Il film da vedere nel weekend No Escape, l'America sotto accusa

Regia: John Erick Dowdle.
Cast: Owen Wilson, Pierce Brosnan, Lake Bell, Spencer Garrett, Sterling Jerins, Claire Geare, Karen Gemma Dodgson, Sahajak Boonthanakit, Jim Lau.
Dove vederlo a Bergamo e provincia: qui.
Uno dei libri più interessanti della letteratura recente è, probabilmente, Saggio sulla lucidità di Josè Saramago, uscito in Italia nel 2013. Nel testo si racconta, con toni quasi onirici, l'abbandono di una città da parte di forze politiche e corpi di polizia. È un romanzo straniante, perché con un clima di sospensione e incertezza ci racconta qualcosa di profondamente concreto sul nostro mondo contemporaneo e sul modo di gestire l'azione politica. Saggio sulla lucidità è però il romanzo del non agire, perché ci mostra come non succeda nulla di diverso dal solito, anche rinunciando alla politica e al controllo. All'altro capo della bilancia, concitato e accusatorio ma non per questo meno legato alla realtà attuale, soprattutto americana, è il recentissimo film thriller di John E. Dowdle (autore strappato al cinema horror, genere nel quale ha prodotto risultati interessanti come Devil), No escape - Colpo di Stato che, ancora una volta, sembra mettere sotto inchiesta il ruolo della politica americana nel mondo.
Jack Dwyer è un cittadino qualunque, impiegato in una compagnia che progetta, costruisce e gestisce acquedotti. È un buon ingegnere, ma le difficoltà economiche costringono la sua compagnia a trasferirlo, insieme a tutta la famiglia (una moglie e due bambine), in Thailandia. Neanche il tempo di arrivare e tutto precipita: un pericoloso gruppo armato organizza un colpo di Stato uccidendo il primo ministro e portando la città nel bel mezzo di una vera e propria guerra civile. Uno dei motivi alla base della sollevazione è proprio l'arrivo degli americani, giunti in massa per lavorare agli acquedotti: così Jack, l'ingegnere anonimo, si vede costretto a trasformarsi in eroe per portare in salvo la sua famiglia.
Pensare all'America non vuol dire sempre e comunque condividere il sogno americano. In una delle più interessanti riflessioni sul tema (il libro America di Jean Baudrillard), si legge che gli Stati Uniti sono un luogo artificiale, un gigantesco schermo cinematografico dove tutto è finto. La globalizzazione, dei consumi e delle culture, non ha certo fatto dimenticare a tutto il resto del mondo il ruolo spesso decisivo e violento che le amministrazioni americane hanno avuto nella gestione dei conflitti contemporanei, almeno dal Vietnam in poi. Da Paese dei sogni, gli Stati Uniti si sono trasformati in Paese produttore di incubi, che perseguitano continuamente diverse regioni del globo (basti pensare al film Zero Dark Thirty, osteggiato in patria per il suo mettere sotto accusa la condotta americana in Medio Oriente). No escape - Colpo di Stato si inserisce a pieno titolo all'interno di questo filone e lo fa scegliendo di affidare la focalizzazione degli eventi ad un personaggio apparentemente inadatto, un uomo qualsiasi, un rappresentante senza colpa del sistema economico degli Usa.
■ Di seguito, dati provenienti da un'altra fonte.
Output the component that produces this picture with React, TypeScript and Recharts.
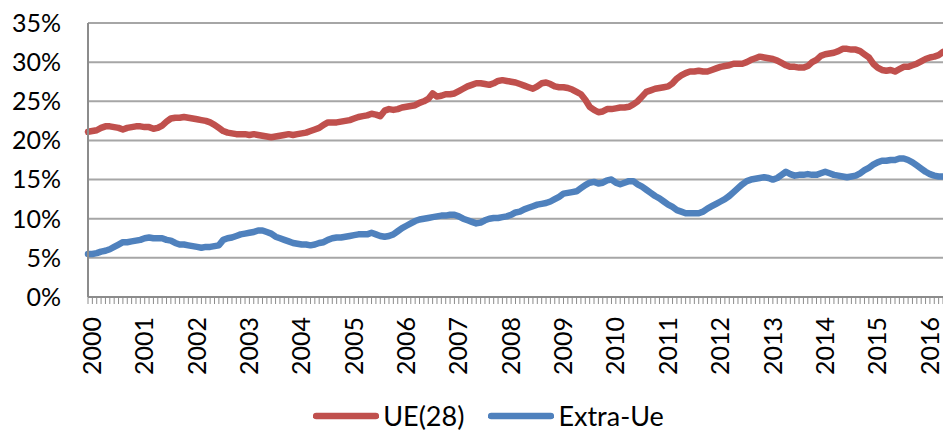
import React from 'react';
import { LineChart, Line, XAxis, YAxis, CartesianGrid, Legend } from 'recharts';

// monthly shares (%), Jan 2000 – May 2016
const ue28 = [
  21.1, 21.2, 21.3, 21.6, 21.8, 21.8, 21.7, 21.6, 21.4, 21.6, 21.7, 21.8,
  21.8, 21.7, 21.7, 21.5, 21.6, 21.9, 22.4, 22.8, 22.9, 22.9, 23.0, 22.9,
  22.8, 22.7, 22.6, 22.5, 22.3, 22.0, 21.6, 21.2, 21.0, 20.9, 20.8, 20.8,
  20.8, 20.7, 20.8, 20.7, 20.6, 20.5, 20.4, 20.5, 20.6, 20.7, 20.8, 20.7,
  20.8, 20.9, 21.0, 21.2, 21.4, 21.6, 22.0, 22.3, 22.3, 22.3, 22.4, 22.5,
  22.6, 22.8, 23.0, 23.1, 23.2, 23.4, 23.3, 23.1, 23.8, 24.0, 23.9, 24.0,
  24.2, 24.3, 24.4, 24.5, 24.8, 25.0, 25.3, 26.0, 25.6, 25.7, 25.9, 25.9,
  26.0, 26.3, 26.6, 26.9, 27.1, 27.3, 27.3, 27.2, 27.1, 27.3, 27.6, 27.7,
  27.6, 27.5, 27.4, 27.2, 27.0, 26.8, 26.6, 26.9, 27.3, 27.4, 27.2, 26.9,
  26.8, 26.8, 26.7, 26.5, 26.2, 25.9, 25.2, 24.3, 23.9, 23.6, 23.7, 24.0,
  24.0, 24.1, 24.2, 24.2, 24.3, 24.6, 25.0, 25.6, 26.2, 26.4, 26.6, 26.7,
  26.8, 26.9, 27.3, 27.9, 28.3, 28.6, 28.8, 28.8, 28.9, 28.8, 28.8, 29.0,
  29.2, 29.4, 29.5, 29.6, 29.8, 29.8, 29.8, 30.0, 30.3, 30.5, 30.7, 30.6,
  30.5, 30.4, 30.2, 29.9, 29.6, 29.4, 29.4, 29.3, 29.3, 29.5, 30.0, 30.3,
  30.8, 31.0, 31.1, 31.2, 31.4, 31.7, 31.7, 31.6, 31.6, 31.4, 31.0, 30.6,
  29.8, 29.3, 29.0, 28.9, 29.0, 28.8, 29.1, 29.4, 29.4, 29.6, 29.8, 30.1,
  30.4, 30.6, 30.7, 30.9, 31.3,
];

const extraUe = [
  5.5, 5.5, 5.6, 5.8, 5.9, 6.1, 6.4, 6.7, 7.0, 7.0, 7.1, 7.2,
  7.3, 7.5, 7.6, 7.5, 7.5, 7.5, 7.3, 7.2, 6.9, 6.7, 6.7, 6.6,
  6.5, 6.4, 6.3, 6.4, 6.4, 6.5, 6.6, 7.3, 7.5, 7.6, 7.8, 8.0,
  8.1, 8.2, 8.3, 8.5, 8.5, 8.3, 8.1, 7.7, 7.5, 7.3, 7.1, 6.9,
  6.8, 6.7, 6.7, 6.6, 6.7, 6.9, 7.0, 7.3, 7.5, 7.6, 7.6, 7.7,
  7.8, 7.9, 8.0, 8.0, 8.0, 8.2, 8.0, 7.8, 7.7, 7.8, 8.0, 8.4,
  8.8, 9.1, 9.4, 9.7, 9.9, 10.0, 10.1, 10.2, 10.3, 10.4, 10.4, 10.5,
  10.5, 10.3, 10.0, 9.8, 9.6, 9.4, 9.5, 9.8, 10.0, 10.1, 10.1, 10.2,
  10.3, 10.5, 10.8, 10.9, 11.2, 11.4, 11.6, 11.8, 11.9, 12.0, 12.2, 12.5,
  12.8, 13.2, 13.3, 13.4, 13.5, 13.9, 14.3, 14.6, 14.7, 14.5, 14.6, 14.9,
  15.0, 14.6, 14.4, 14.6, 14.8, 14.8, 14.4, 14.1, 13.7, 13.3, 12.9, 12.6,
  12.2, 11.8, 11.5, 11.1, 10.9, 10.7, 10.7, 10.7, 10.7, 10.9, 11.3, 11.6,
  11.9, 12.2, 12.5, 12.9, 13.4, 13.9, 14.4, 14.8, 15.0, 15.1, 15.2, 15.3,
  15.2, 15.0, 15.2, 15.6, 16.0, 15.7, 15.5, 15.6, 15.6, 15.7, 15.6, 15.6,
  15.8, 16.0, 15.8, 15.6, 15.5, 15.4, 15.3, 15.4, 15.5, 15.8, 16.2, 16.5,
  16.9, 17.2, 17.4, 17.4, 17.5, 17.5, 17.7, 17.7, 17.5, 17.2, 16.8, 16.4,
  16.0, 15.7, 15.5, 15.4, 15.4,
];

const startYear = 2000;
const yTicks = [0, 5, 10, 15, 20, 25, 30, 35];
const legendOrder = ['UE(28)', 'Extra-Ue'];

const months = ue28.map((_, i) => {
  const y = startYear + Math.floor(i / 12);
  const m = (i % 12) + 1;
  return `${y}-${m < 10 ? '0' + m : m}`;
});

const data = months.map((month, i) => ({
  month,
  ue: ue28[i],
  extra: extraUe[i],
}));

const FONT = 'Lato, "Noto Sans", sans-serif';
const RED = '#c0504d';
const BLUE = '#4f81bd';

const MonthTick = ({ x, y, payload }: any) => {
  const [yr, mo] = String(payload.value).split('-');
  return (
    <g>
      <line x1={x} y1={y} x2={x} y2={y + 7} stroke="#8c8c8c" strokeWidth={1} />
      {mo === '01' && (
        <text
          transform={`translate(${x + 3},${y + 20}) rotate(-90)`}
          textAnchor="end"
          dominantBaseline="central"
          fontSize={25}
          fontFamily={FONT}
          fill="#000"
        >
          {yr}
        </text>
      )}
    </g>
  );
};

const LegendContent = ({ payload }: any) => {
  const items = [...(payload || [])].sort(
    (a: any, b: any) => legendOrder.indexOf(a.value) - legendOrder.indexOf(b.value)
  );
  return (
    <div
      style={{
        display: 'flex',
        justifyContent: 'center',
        alignItems: 'center',
        height: 34,
        paddingLeft: 34,
        gap: 24,
        fontFamily: FONT,
        fontSize: 27,
        lineHeight: '34px',
        color: '#000',
      }}
    >
      {items.map((p: any) => (
        <div key={p.value} style={{ display: 'flex', alignItems: 'center', height: 34 }}>
          <svg width={66} height={10} style={{ marginRight: 4 }}>
            <line x1={3} y1={5} x2={63} y2={5} stroke={p.color} strokeWidth={6.5} strokeLinecap="round" />
          </svg>
          <span style={{ lineHeight: '34px' }}>{p.value}</span>
        </div>
      ))}
    </div>
  );
};

export default function App() {
  return (
    <div style={{ position: 'absolute', left: 0, top: 0, background: '#fff' }}>
      <LineChart
        width={943}
        height={433}
        data={data}
        margin={{ top: 23, right: 0, bottom: 0, left: 0 }}
      >
        <CartesianGrid vertical={false} stroke="#a6a6a6" strokeWidth={2} />
        <XAxis
          dataKey="month"
          interval={0}
          height={102}
          tickLine={false}
          tickSize={0}
          tickMargin={0}
          axisLine={{ stroke: '#8c8c8c', strokeWidth: 2 }}
          tick={<MonthTick />}
        />
        <YAxis
          width={88}
          domain={[0, 35]}
          ticks={yTicks}
          interval={0}
          tickLine={false}
          tickSize={0}
          tickMargin={27}
          axisLine={{ stroke: '#8c8c8c', strokeWidth: 2 }}
          tickFormatter={(v) => `${v}%`}
          tick={{ fill: '#000', fontSize: 25, fontFamily: FONT }}
        />
        <Legend verticalAlign="bottom" height={34} content={<LegendContent />} />
        <Line
          name="UE(28)"
          type="linear"
          dataKey="ue"
          stroke={RED}
          strokeWidth={6.5}
          strokeLinejoin="round"
          strokeLinecap="round"
          dot={false}
          isAnimationActive={false}
        />
        <Line
          name="Extra-Ue"
          type="linear"
          dataKey="extra"
          stroke={BLUE}
          strokeWidth={6.5}
          strokeLinejoin="round"
          strokeLinecap="round"
          dot={false}
          isAnimationActive={false}
        />
      </LineChart>
    </div>
  );
}
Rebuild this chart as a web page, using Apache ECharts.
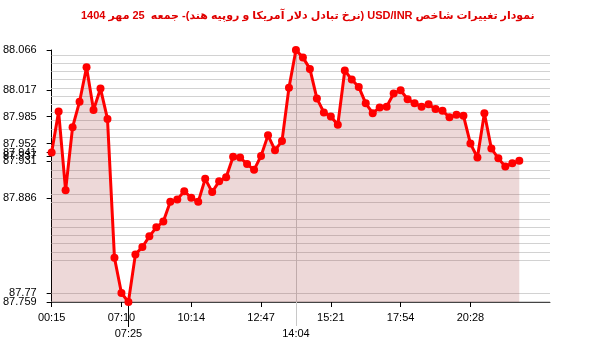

Dwyer è un uomo ordinario, senza capacità eccezionali né conoscenze tattiche utili e per giunta sprovvisto di qualsiasi tipo di equipaggiamento. È proprio attraverso i suoi occhi che il regista compone, all'interno di un film incentrato tutto sul ritmo crescente delle scene, una concreta denuncia alla politica estera delle potenze occidentali, con gli Usa in testa. Lui è un colpevole, perché suo malgrado ha continuato a lavorare per un sistema economico-sociale che ha portato la desertificazione materiale e culturale in quasi tutti i Paesi che i suoi Governi hanno invaso o preteso di aiutare a raggiungere la democrazia; paradossalmente hanno più ragioni i guerriglieri, antagonisti loro malgrado, perché esasperati da un'ingerenza che non hanno scelto né voluto.
Il film, coraggioso e intelligente, si ricollega in questo alla precedenti produzioni del regista che, seppure all'interno di un registro diverso com'è quello dell'horror più o meno commerciale, avevano tutte come centro nevralgico il grande problema dei rapporti umani, dell'impossibilità di fidarsi completamente delle altrui scelte. Una pellicola quindi coerente con sé stessa e assolutamente consigliata per la sua capacità di leggere alcuni grandi problemi dell'epoca contemporanea.